The AI Market Map, Redrawn: Five Predictions
Amon offered a historical frame at Davos that deserves attention. He compared the current AI moment to the year 2000 dot-com crash: “Go back to the year 2000 and you think about what we thought back then, what the internet would be. Today, 25 years later, it’s actually way bigger than what most people imagined. AI, in the long run, is going to be bigger than people think. It’s probably under-hyped for the long run.”
Five predictions for how the AI market map evolves, grounded in the Qualcomm thesis:
Prediction 1: Inference Becomes the Majority Revenue Pool by 2028
The training market won’t shrink, but inference will grow faster. NVIDIA’s response — acquiring Groq, building inference-optimized products — confirms the thesis. But Nvidia is optimizing GPUs for inference; Qualcomm is building inference-native architectures. The distinction matters at scale.
Prediction 2: Personal AI Devices Exceed Smartphones in Unit Volume by 2030
Not because smartphones decline, but because glasses, earbuds-with-cameras, rings, ambient devices, and industrial endpoints collectively outnumber phones. Qualcomm’s platform, powering the most diverse set of AI devices for the most brands, captures volume share.
Prediction 3: On-Device Inference Restructures SaaS Economics
As local AI compute becomes powerful enough for agent interactions, the cloud inference tax that currently inflates SaaS — as explored in the shift from SaaS to agentic service models — costs will erode.

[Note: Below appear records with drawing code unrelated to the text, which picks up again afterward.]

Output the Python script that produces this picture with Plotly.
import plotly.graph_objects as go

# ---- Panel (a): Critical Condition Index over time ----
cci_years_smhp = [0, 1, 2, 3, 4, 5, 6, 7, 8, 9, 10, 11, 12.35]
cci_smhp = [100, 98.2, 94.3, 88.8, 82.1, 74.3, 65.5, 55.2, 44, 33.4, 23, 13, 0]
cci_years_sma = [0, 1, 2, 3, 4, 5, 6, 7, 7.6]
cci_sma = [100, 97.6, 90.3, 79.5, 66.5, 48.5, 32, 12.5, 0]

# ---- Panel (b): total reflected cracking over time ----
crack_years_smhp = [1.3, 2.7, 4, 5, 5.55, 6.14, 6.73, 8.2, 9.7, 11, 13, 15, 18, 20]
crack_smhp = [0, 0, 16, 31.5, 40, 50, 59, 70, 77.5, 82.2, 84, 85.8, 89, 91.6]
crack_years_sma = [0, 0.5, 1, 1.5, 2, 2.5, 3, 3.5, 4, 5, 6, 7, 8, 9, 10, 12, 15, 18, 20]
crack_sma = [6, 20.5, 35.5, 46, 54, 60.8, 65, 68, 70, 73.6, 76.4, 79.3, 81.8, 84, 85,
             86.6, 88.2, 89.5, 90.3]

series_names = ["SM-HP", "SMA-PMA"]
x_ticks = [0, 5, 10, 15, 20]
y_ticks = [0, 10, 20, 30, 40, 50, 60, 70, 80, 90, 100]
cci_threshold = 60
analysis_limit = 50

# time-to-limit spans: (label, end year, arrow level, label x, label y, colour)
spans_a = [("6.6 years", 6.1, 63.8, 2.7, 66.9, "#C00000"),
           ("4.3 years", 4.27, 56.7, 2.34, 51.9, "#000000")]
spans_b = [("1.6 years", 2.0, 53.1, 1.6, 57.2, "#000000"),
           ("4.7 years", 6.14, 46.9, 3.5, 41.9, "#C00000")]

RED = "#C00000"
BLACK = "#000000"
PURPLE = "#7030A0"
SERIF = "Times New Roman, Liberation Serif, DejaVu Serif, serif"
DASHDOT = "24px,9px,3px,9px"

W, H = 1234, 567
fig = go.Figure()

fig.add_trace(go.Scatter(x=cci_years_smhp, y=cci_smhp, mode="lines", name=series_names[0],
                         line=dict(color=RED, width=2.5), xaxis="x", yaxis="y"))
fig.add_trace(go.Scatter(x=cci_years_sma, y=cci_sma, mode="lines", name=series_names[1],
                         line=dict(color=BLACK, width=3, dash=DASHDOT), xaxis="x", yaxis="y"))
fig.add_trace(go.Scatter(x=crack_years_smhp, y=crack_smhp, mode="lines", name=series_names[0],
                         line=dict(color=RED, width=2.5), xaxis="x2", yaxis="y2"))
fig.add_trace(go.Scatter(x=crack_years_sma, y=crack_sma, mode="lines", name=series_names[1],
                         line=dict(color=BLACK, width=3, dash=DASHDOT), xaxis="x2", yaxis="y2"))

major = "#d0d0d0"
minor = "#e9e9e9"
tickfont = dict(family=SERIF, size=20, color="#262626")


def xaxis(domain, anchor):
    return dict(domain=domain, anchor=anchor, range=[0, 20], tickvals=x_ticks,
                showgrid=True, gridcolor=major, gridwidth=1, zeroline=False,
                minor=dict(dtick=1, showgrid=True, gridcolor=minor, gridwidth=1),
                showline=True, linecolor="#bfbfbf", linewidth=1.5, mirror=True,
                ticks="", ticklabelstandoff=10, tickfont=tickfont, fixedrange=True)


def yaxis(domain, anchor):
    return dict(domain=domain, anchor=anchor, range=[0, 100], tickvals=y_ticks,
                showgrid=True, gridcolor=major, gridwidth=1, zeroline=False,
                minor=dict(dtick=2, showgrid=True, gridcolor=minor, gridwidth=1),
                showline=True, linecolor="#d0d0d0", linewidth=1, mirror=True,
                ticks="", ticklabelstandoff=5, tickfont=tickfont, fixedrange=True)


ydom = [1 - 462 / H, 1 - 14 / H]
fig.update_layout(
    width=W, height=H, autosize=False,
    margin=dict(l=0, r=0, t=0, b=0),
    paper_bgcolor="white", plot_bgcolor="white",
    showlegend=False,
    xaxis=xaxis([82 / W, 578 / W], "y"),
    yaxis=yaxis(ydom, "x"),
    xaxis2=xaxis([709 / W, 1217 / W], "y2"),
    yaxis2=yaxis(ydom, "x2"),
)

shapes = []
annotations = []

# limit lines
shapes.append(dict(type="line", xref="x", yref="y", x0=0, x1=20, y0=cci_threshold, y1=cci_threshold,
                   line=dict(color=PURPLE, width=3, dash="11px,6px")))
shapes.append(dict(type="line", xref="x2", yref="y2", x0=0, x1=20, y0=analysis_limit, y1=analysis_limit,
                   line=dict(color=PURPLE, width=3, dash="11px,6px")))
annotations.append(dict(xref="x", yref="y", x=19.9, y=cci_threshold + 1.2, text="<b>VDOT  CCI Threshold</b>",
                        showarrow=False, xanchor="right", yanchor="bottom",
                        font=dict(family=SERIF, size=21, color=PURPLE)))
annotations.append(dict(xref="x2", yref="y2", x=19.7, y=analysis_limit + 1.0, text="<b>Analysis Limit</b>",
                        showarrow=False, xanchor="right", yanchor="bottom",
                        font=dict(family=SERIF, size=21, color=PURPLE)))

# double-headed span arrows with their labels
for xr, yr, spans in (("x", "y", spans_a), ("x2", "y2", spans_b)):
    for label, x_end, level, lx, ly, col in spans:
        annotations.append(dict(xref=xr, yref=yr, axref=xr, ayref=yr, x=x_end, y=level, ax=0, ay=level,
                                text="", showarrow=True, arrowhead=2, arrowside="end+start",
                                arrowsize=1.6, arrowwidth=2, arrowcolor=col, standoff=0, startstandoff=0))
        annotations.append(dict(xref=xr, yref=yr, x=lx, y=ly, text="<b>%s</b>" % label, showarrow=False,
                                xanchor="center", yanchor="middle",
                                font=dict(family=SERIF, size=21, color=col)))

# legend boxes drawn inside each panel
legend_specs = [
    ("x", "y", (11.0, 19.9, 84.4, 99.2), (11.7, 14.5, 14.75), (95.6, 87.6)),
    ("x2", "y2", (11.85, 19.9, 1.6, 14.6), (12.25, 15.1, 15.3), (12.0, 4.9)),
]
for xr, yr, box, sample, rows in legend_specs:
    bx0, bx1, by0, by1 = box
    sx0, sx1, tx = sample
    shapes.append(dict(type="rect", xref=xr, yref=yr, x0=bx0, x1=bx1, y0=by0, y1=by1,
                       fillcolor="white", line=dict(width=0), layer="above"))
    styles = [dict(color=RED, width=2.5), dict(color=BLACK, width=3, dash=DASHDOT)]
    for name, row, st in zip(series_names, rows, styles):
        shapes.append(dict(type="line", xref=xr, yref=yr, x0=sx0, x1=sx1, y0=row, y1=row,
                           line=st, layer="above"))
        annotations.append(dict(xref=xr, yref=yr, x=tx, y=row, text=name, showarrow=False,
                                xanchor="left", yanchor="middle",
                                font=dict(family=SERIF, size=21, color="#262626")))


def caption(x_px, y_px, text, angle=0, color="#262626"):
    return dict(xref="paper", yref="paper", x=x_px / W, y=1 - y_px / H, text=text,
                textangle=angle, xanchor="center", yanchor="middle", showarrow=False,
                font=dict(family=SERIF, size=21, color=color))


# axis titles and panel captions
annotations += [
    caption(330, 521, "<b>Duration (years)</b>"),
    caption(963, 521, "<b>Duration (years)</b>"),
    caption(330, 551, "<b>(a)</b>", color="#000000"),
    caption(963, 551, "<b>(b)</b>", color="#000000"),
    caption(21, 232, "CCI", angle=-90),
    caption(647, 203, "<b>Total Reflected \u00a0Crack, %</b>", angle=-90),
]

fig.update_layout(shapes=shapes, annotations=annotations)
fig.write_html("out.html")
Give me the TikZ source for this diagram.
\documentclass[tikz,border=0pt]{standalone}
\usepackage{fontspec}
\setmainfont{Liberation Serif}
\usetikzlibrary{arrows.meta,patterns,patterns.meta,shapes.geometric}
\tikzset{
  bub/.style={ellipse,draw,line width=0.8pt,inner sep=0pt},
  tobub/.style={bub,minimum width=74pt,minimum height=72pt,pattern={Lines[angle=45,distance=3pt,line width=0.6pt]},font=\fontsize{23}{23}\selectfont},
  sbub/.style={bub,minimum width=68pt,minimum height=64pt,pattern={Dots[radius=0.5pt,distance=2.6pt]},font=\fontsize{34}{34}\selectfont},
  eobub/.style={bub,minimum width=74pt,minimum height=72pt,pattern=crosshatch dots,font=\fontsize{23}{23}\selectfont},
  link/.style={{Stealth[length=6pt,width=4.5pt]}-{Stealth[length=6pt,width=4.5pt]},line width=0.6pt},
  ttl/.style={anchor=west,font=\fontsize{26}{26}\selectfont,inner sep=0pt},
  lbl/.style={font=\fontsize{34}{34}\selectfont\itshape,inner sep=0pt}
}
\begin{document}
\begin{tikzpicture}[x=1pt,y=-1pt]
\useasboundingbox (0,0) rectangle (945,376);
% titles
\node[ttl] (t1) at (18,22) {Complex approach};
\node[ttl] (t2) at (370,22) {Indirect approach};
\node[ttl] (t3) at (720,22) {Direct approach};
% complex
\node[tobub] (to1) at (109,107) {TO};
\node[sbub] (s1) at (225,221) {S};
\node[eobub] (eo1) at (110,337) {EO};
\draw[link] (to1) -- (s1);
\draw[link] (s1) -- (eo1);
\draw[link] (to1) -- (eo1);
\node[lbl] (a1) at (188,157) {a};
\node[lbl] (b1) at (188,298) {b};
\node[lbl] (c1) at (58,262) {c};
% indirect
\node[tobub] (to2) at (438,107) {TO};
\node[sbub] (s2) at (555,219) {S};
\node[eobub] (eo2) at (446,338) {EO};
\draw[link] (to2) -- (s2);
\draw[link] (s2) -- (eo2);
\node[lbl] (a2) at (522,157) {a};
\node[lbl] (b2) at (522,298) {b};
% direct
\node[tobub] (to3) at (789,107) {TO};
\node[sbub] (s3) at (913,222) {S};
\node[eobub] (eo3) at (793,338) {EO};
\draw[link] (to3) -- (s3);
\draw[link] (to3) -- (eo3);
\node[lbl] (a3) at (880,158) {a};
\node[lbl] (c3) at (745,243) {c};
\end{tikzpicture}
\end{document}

Software companies will shift from “AI means higher margins through cloud inference fees” to “AI means competing on local compute capability.”
Prediction 4: The Barbelled AI Silicon Market Consolidates
Nvidia owns the training/high-end inference pole through ecosystem dominance. Qualcomm builds the efficiency/edge-to-cloud pole through breadth and power optimization. Intel continues to decline. AMD remains viable but undifferentiated. The middle empties.

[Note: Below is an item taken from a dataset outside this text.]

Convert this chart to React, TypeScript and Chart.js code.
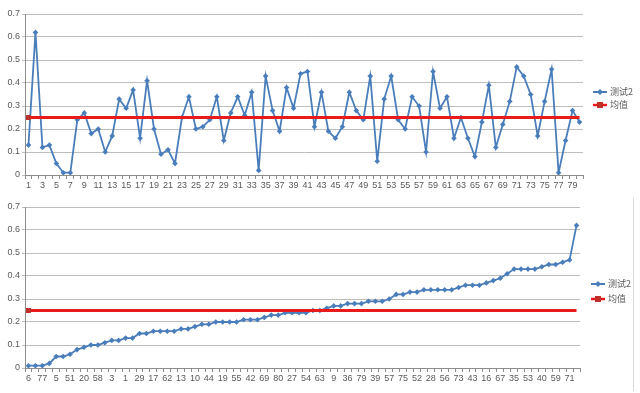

Prediction 5: Horizontal Platform Wins the Device War; Vertical Model Wins the Ecosystem War
Both can coexist. Apple will build the most integrated personal AI experience for its users. Qualcomm will power the most diverse set of AI devices across every form factor. The markets don’t fully overlap — there’s going to be a lot of diversity.
The Bottom Line
Qualcomm’s business model evolution tells you three things about the AI market map’s future.

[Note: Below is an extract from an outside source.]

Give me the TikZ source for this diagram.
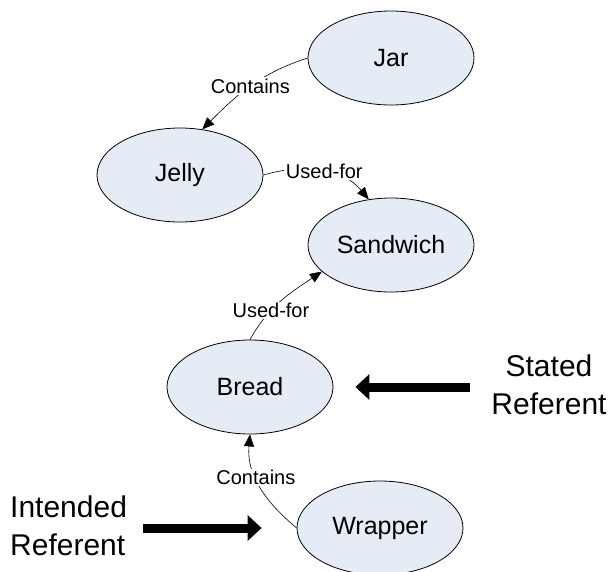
\documentclass[tikz,border=0pt]{standalone}
\usepackage{fontspec}
\setmainfont{Liberation Sans}
\usetikzlibrary{shapes.geometric,arrows.meta}

\definecolor{conceptfill}{RGB}{230,236,246}

\tikzset{
  concept/.style={draw, ellipse, fill=conceptfill, line width=0.8pt,
    minimum width=166pt, minimum height=94pt, inner sep=0pt,
    font=\fontsize{25}{30}\selectfont},
  rel/.style={draw, line width=0.6pt, -{Triangle[length=12pt,width=10pt]}},
  lbl/.style={fill=white, inner sep=1.5pt, font=\fontsize{20}{24}\selectfont},
  pointer/.style={line width=9pt, -{Triangle[length=14pt,width=25pt]}},
  bigtext/.style={inner sep=0pt, font=\fontsize{30}{38}\selectfont}
}

\begin{document}
\begin{tikzpicture}[x=1pt, y=-1pt]
    \useasboundingbox (0, 0) rectangle (612, 571);

    % Concepts
    \node[concept] (jar) at (391, 58) {Jar};
    \node[concept] (jelly) at (180, 175) {Jelly};
    \node[concept] (sandwich) at (391, 245) {Sandwich};
    \node[concept] (bread) at (250, 387) {Bread};
    \node[concept] (wrapper) at (380, 528) {Wrapper};

    % Relations
    \draw[rel] (jar.west) to[out=198, in=45] node[lbl, pos=0.5] {Contains} (jelly.64);
    \draw[rel] (jelly.east) to[out=16, in=130] node[lbl, pos=0.53] {Used-for} (sandwich.116);
    \draw[rel] (bread.north) to[out=61, in=214] node[lbl, pos=0.35] {Used-for} (sandwich.201);
    \draw[rel] (wrapper.west) to[out=140, in=265] node[lbl, pos=0.6] {Contains} (bread.south);

    % Referents
    \node[bigtext, align=center] (stated) at (549, 385) {Stated\\Referent};
    \node[bigtext, align=left, anchor=west] (intended) at (10, 525.5) {Intended\\Referent};

    \draw[pointer] ([xshift=-21pt]stated.west |- bread.east) -- ([xshift=22pt]bread.east);
    \draw[pointer] ([xshift=16pt]intended.east |- wrapper.west) -- ([xshift=-35pt]wrapper.west);
  \end{tikzpicture}
\end{document}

First, the map is inverting. Training dominated the first era of AI infrastructure — as explored in the economics of AI compute infrastructure — . Inference — distributed, efficient, edge-aware — will dominate the next. The $180B training market isn’t going away, but the $50B+ inference market is growing faster and will be larger.
Second, the edge is not the periphery — it is becoming the center. When 85% of enterprise workloads are inference-based, and inference increasingly runs on-device or at the edge, the company with 2B+ deployed NPUs has more structural relevance than the company with the most powerful GPU cluster.
Third, the winner of the next era is not the biggest chip — it is the broadest fabric. Nvidia wins the training era by owning the most powerful GPU. The inference era winner will be the company that provides the most seamless compute continuum from pocket to data center.
The AI market map you know — with Nvidia at the top and everything else underneath — is a snapshot of 2024. The map that is emerging in 2026 has inference at its center, the edge as its largest surface area, and the connective tissue between cloud and device as the true chokepoint.
The training era rewarded concentration. The inference era will reward distribution. Qualcomm’s transformation is the map.